Taxpayers in many other states share Arnold’s wish, as I recently confirmed with an hour of phoning. Budget analysts from Tempe to Kennebunkport, unless they’ve drunk the big-government Koolaid, endorse the wisdom of a population-plus-inflation growth formula, tempered with flexibility and recession reserves. They say people here should realize how fortunate we are.
“Watch out, Colorado. Without TABOR you could end up like Ohio,” warns David Hansen of the Buckeye Institute in Columbus. He describes a “generation-long spending spree” that has turned their low-tax, high-growth state into one with high taxes and no growth, “totally uncompetitive in the 21st century.”

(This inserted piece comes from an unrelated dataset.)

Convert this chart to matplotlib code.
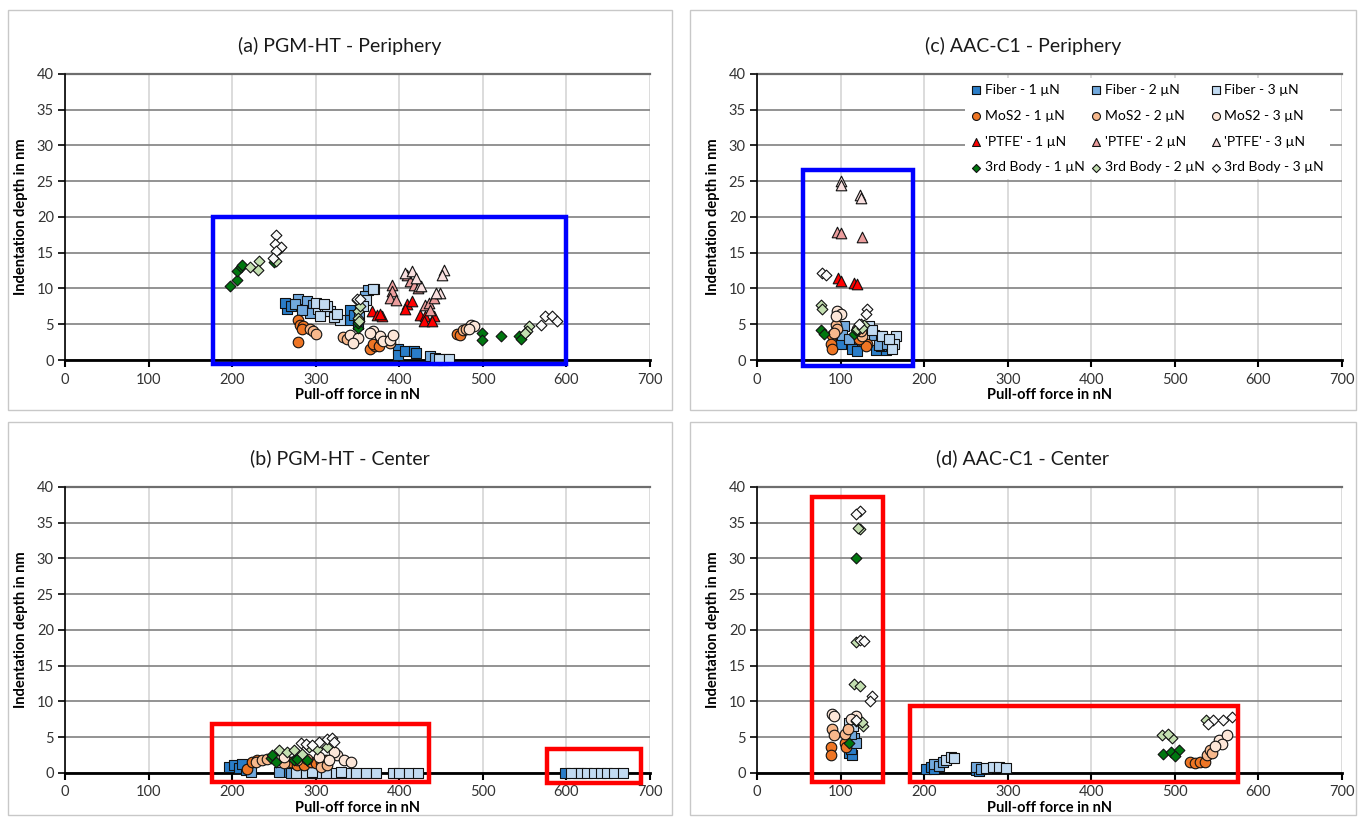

Reports are similar from neighboring Pennsylvania and distant Arizona. Spending grew twice as fast as population plus inflation in both states since 2002, leaving them today with deficits far worse than Colorado’s. Absent fiscal guardrails, politicians “rode the revenue roller coaster sky-high, then crashed with it,” citizen lobbyist Tom Jenney told me from Phoenix.
TABOR may pass this year in Maine, polls suggest, after Democrats spent recklessly following defeat of a 2006 proposal. Oklahoma fiscal reformers have similar complaints and hopes. Ken Braun of the Mackinac Center observes that spending limits and rainy-day provisions after 1995 would have spared poor Michigan its budget agonies since 2002.
How irresponsible for Colorado’s philosopher kings to propose trading our prudent discipline for these nightmares. Delivered from temptation, a character in Bunyan exclaims: “Then it came burning hot into my mind, whatever he said, and however he flattered, when he got me home to his house, he would sell me for a slave.” Nothing personal, but we should likewise hotly distrust the TABOR-busters.